Pull every "this" line out of the data below.

■ Records for the task ■
____
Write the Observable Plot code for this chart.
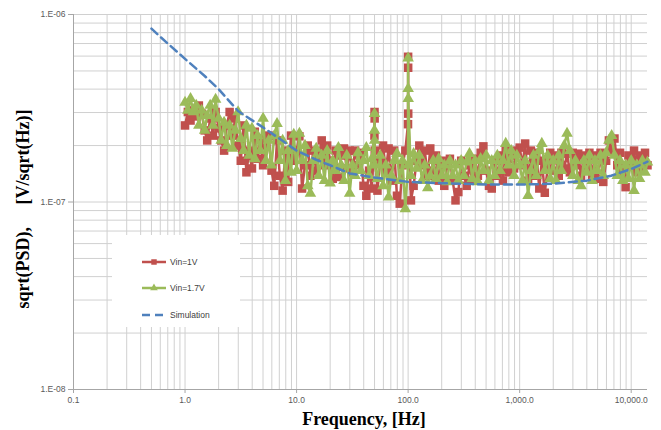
<!DOCTYPE html>
<html><head><meta charset="utf-8">
<script src="https://cdn.jsdelivr.net/npm/d3@7"></script>
<script src="https://cdn.jsdelivr.net/npm/@observablehq/plot@0.6"></script>
<style>
body{margin:0;background:#fff;}
#wrap{position:relative;width:661px;height:430px;}
</style></head><body><div id="wrap"></div>
<script>
// ---- data ----
// frequencies (Hz) shared by both measured series
const freq = [
 1.00,1.06,1.12,1.19,1.26,1.33,1.41,1.50,1.58,1.68,1.78,1.88,2.00,2.11,2.24,2.37,2.51,2.66,2.82,2.99,3.16,3.35,3.55,3.76,3.98,4.22,4.47,4.73,5.01,5.31,5.62,5.96,6.31,6.68,7.08,7.50,7.94,8.41,8.91,9.44,
 10.0,10.6,11.2,11.9,12.6,13.3,14.1,15.0,15.8,16.8,17.8,18.8,20.0,21.1,22.4,23.7,25.1,26.6,28.2,29.9,31.6,33.5,35.5,37.6,39.8,42.2,44.7,47.3,49.9,50.0,50.1,50.2,53.1,56.2,59.6,63.1,66.8,70.8,75.0,79.4,84.1,89.1,94.4,99.8,100.0,100.1,100.2,
 106,112,119,126,133,141,150,158,168,178,188,200,211,224,237,251,266,282,299,316,335,355,376,398,422,447,473,501,531,562,596,631,668,708,750,794,841,891,944,
 1000,1060,1120,1190,1260,1330,1410,1500,1580,1680,1780,1880,2000,2110,2240,2370,2510,2660,2820,2990,3160,3350,3550,3760,3980,4220,4470,4730,5010,5310,5620,5960,6310,6680,7080,7500,7940,8410,8910,9440,
 10000,10600,11200,11900,12600,13300,14000];
// sqrt(PSD) in units of 1e-7 V/sqrt(Hz)
const psdV1 = [
 2.56,3.02,2.72,3.08,2.86,3.27,2.96,2.41,2.13,2.79,2.26,3.02,2.47,2.13,1.88,2.56,3.02,2.26,2.79,2.00,1.66,2.56,1.44,1.88,1.51,2.37,1.70,2.18,1.57,2.00,2.26,1.47,1.22,2.13,1.38,1.15,1.88,1.28,2.26,1.66,
 1.88,2.24,1.18,1.57,2.00,1.38,1.88,1.47,1.77,2.13,1.57,2.00,1.66,1.33,1.88,1.36,1.77,1.93,1.51,1.88,1.44,1.88,1.57,1.83,1.22,1.08,1.47,1.18,2.26,3.02,2.79,1.88,1.15,1.66,2.00,1.47,1.93,1.30,1.88,1.08,0.98,1.57,1.88,2.60,5.95,5.20,2.96,
 1.02,1.22,1.66,2.00,1.57,1.88,1.38,1.93,1.47,1.77,1.30,1.66,1.22,1.57,1.70,1.30,1.02,1.13,1.66,1.38,1.22,1.57,1.30,1.70,1.38,1.83,1.98,1.47,1.22,1.18,1.66,1.38,1.77,1.30,1.88,1.44,1.77,1.51,1.88,
 1.95,1.57,2.05,1.30,1.88,1.38,1.83,1.18,1.66,1.12,1.51,1.83,1.47,1.77,1.38,1.83,1.51,1.81,1.44,1.83,1.57,1.81,1.38,1.77,1.51,1.83,1.38,1.77,1.33,1.83,1.28,1.66,2.13,1.88,2.18,1.57,1.83,1.44,1.20,1.77,
 1.57,1.88,1.44,1.77,1.51,1.83,1.57];
const psdV17 = [
 3.40,3.08,3.56,3.02,3.27,2.56,3.08,2.41,2.89,3.27,2.56,3.52,2.79,2.13,2.66,2.00,2.56,1.93,2.41,3.02,2.18,1.88,2.56,1.77,2.47,1.70,2.26,1.88,2.79,1.66,2.13,1.57,2.26,2.62,1.66,2.13,1.30,1.88,1.44,2.29,
 1.47,2.32,1.66,2.00,1.22,1.11,1.66,1.93,1.38,1.77,1.30,1.88,1.26,1.66,1.47,1.95,1.57,1.30,1.77,1.11,1.57,1.38,1.83,1.47,1.66,1.95,1.38,1.70,2.41,2.96,2.13,1.57,1.33,1.77,1.22,1.57,1.06,1.38,1.66,1.81,1.30,1.66,0.92,1.57,5.85,4.02,3.56,
 1.38,1.81,1.51,1.77,1.30,1.57,1.19,1.38,1.66,1.33,1.70,1.38,1.57,1.28,1.66,1.38,1.57,1.30,1.66,1.38,1.63,1.81,1.33,1.66,1.28,1.70,1.47,1.77,1.30,1.66,1.38,1.77,1.47,1.66,2.05,1.57,1.88,1.38,1.77,
 1.57,1.30,1.66,1.08,1.47,1.77,1.38,1.88,2.05,1.47,1.77,1.33,1.66,1.30,1.77,1.47,2.00,2.32,1.88,1.38,1.66,1.30,1.22,1.66,1.44,1.77,1.30,1.66,1.47,1.77,1.38,1.83,2.13,2.26,1.77,1.38,1.66,1.30,1.57,1.33,
 1.66,1.15,1.57,1.33,1.66,1.44,1.63];
const psdUnit = 1e-7;

const simFreq = [0.5,0.7,1,1.5,2,3,5,7,10,15,20,30,50,100,200,500,1000,2000,4000,6600,10000,14000];
const simPsd  = [8.4e-7,7.0e-7,5.8e-7,4.7e-7,4.0e-7,3.05e-7,2.5e-7,2.18e-7,1.88e-7,1.68e-7,1.57e-7,1.42e-7,1.35e-7,1.28e-7,1.26e-7,1.24e-7,1.24e-7,1.25e-7,1.30e-7,1.38e-7,1.50e-7,1.64e-7];

const xTicks = [0.1,1,10,100,1000,10000];
const xTickLabels = ["0.1","1.0","10.0","100.0","1,000.0","10,000.0"];
const yTicks = [1e-8,1e-7,1e-6];
const yTickLabels = ["1.E-08","1.E-07","1.E-06"];
const seriesNames = ["Vin=1V","Vin=1.7V","Simulation"];
const seriesColors = ["#C0504D","#9BBB59","#4F81BD"];
const xTitle = "Frequency, [Hz]";
const yTitle = "sqrt(PSD),     [V/sqrt(Hz)]";

// ---- build ----
const xDomain = [0.1, 14000], yDomain = [1e-8, 1e-6];
const v1 = freq.map((f,i)=>({f, v: psdV1[i]*psdUnit}));
const v17 = freq.map((f,i)=>({f, v: psdV17[i]*psdUnit}));
const sim = simFreq.map((f,i)=>({f, v: simPsd[i]}));
const gridX = [], gridY = [];
for (let e=-1;e<=4;e++) for (let j=1;j<=9;j++){const v=+(j*Math.pow(10,e)).toPrecision(3); if (v<=xDomain[1]) gridX.push(v);}
for (let e=-8;e<=-7;e++) for (let j=1;j<=9;j++) gridY.push(+(j*Math.pow(10,e)).toPrecision(3));
gridY.push(1e-6);
const lab = (ticks, labels) => d => labels[ticks.findIndex(t => Math.abs(t-d)/t < 1e-6)];

const W=661,H=430,mL=73,mR=14,mT=14,mB=41;
const chart = Plot.plot({
  width:W, height:H, marginLeft:mL, marginRight:mR, marginTop:mT, marginBottom:mB,
  style:{fontFamily:'"Liberation Sans", sans-serif', fontSize:"8.5px", color:"#595959", background:"#fff", overflow:"visible"},
  x:{type:"log", domain:xDomain},
  y:{type:"log", domain:yDomain},
  marks:[
    Plot.ruleX(gridX, {stroke:"#d0d0d0", strokeWidth:1}),
    Plot.ruleY(gridY, {stroke:"#d0d0d0", strokeWidth:1}),
    Plot.ruleX([xDomain[0]], {stroke:"#a6a6a6"}),
    Plot.ruleY([yDomain[0]], {stroke:"#a6a6a6"}),
    Plot.axisX({ticks:xTicks, tickFormat:lab(xTicks,xTickLabels), tickSize:4, tickPadding:3, label:null, stroke:"#a6a6a6"}),
    Plot.axisY({ticks:yTicks, tickFormat:lab(yTicks,yTickLabels), tickSize:5, tickPadding:3, label:null, stroke:"#a6a6a6"}),
    Plot.line(v1, {x:"f", y:"v", stroke:seriesColors[0], strokeWidth:2.5}),
    Plot.dot(v1, {x:"f", y:"v", symbol:"square", r:4.8, fill:seriesColors[0], stroke:null}),
    Plot.line(v17, {x:"f", y:"v", stroke:seriesColors[1], strokeWidth:2.5}),
    Plot.dot(v17, {x:"f", y:"v", symbol:"triangle", r:4.3, fill:seriesColors[1], stroke:null}),
    Plot.line(sim, {x:"f", y:"v", stroke:seriesColors[2], strokeWidth:2.5, strokeDasharray:"8,5"})
  ]
});
document.getElementById("wrap").appendChild(chart);

const svg = d3.select(chart);
// axis titles
svg.append("text").attr("x", 364).attr("y", 425)
  .attr("text-anchor","middle").attr("font-family",'"Liberation Serif", serif')
  .attr("font-weight","bold").attr("font-size","18px").attr("fill","#000").text(xTitle);
svg.append("text").attr("transform","translate(29,209) rotate(-90)")
  .attr("text-anchor","middle").attr("font-family",'"Liberation Serif", serif')
  .attr("font-weight","bold").attr("font-size","18px").attr("fill","#000")
  .style("white-space","pre").attr("xml:space","preserve").text(yTitle);

// legend (inside plot area, white box)
const lg = svg.append("g");
lg.append("rect").attr("x",112).attr("y",235).attr("width",128).attr("height",92).attr("fill","#fff");
const rows = [262, 288, 315];
seriesNames.forEach((name,i)=>{
  const y = rows[i];
  const line = lg.append("line").attr("x1",142).attr("x2",166).attr("y1",y).attr("y2",y)
    .attr("stroke",seriesColors[i]).attr("stroke-width",2.5);
  if (i===2) line.attr("stroke-dasharray","8,5");
  if (i===0) lg.append("path").attr("d", d3.symbol(d3.symbolSquare, 30)()).attr("transform",`translate(154,${y})`).attr("fill",seriesColors[i]);
  if (i===1) lg.append("path").attr("d", d3.symbol(d3.symbolTriangle, 25)()).attr("transform",`translate(154,${y})`).attr("fill",seriesColors[i]);
  lg.append("text").attr("x",170).attr("y",y).attr("dy","0.35em").attr("text-anchor","start")
    .attr("font-family",'"Liberation Sans", sans-serif').attr("font-size","8.5px").attr("fill","#404040").text(name);
});
</script></body></html>
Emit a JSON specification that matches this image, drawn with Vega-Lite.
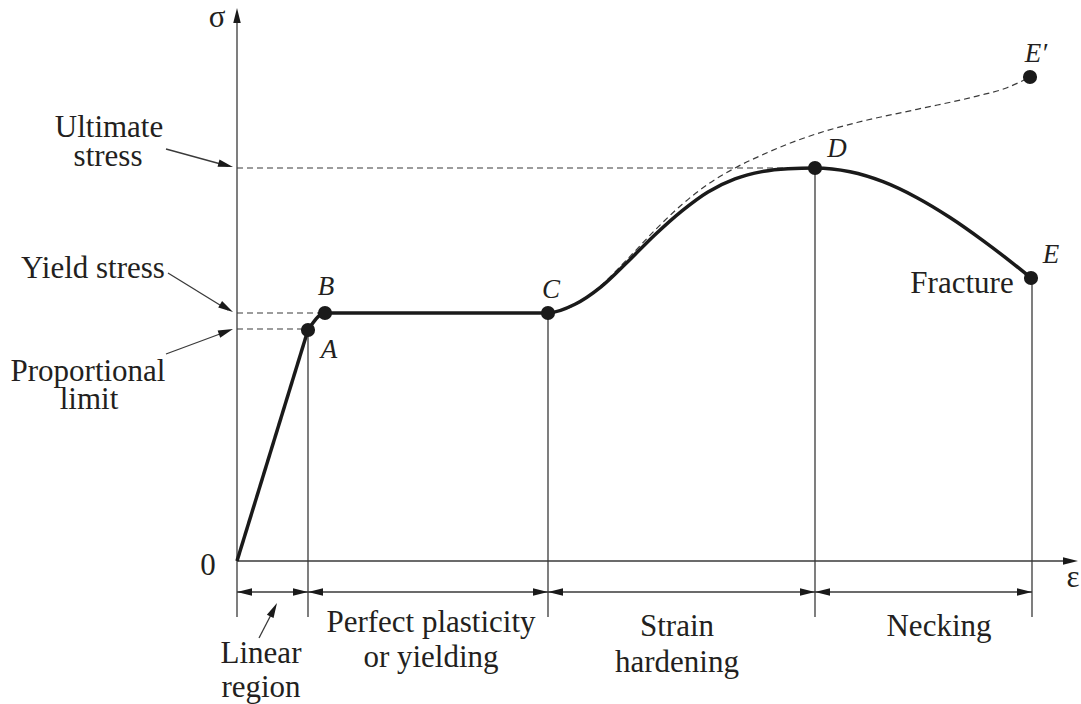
____
■ Answer in full ■
Write the Observable Plot code for this chart.
Emit a JSON specification that matches this image, drawn with Vega-Lite.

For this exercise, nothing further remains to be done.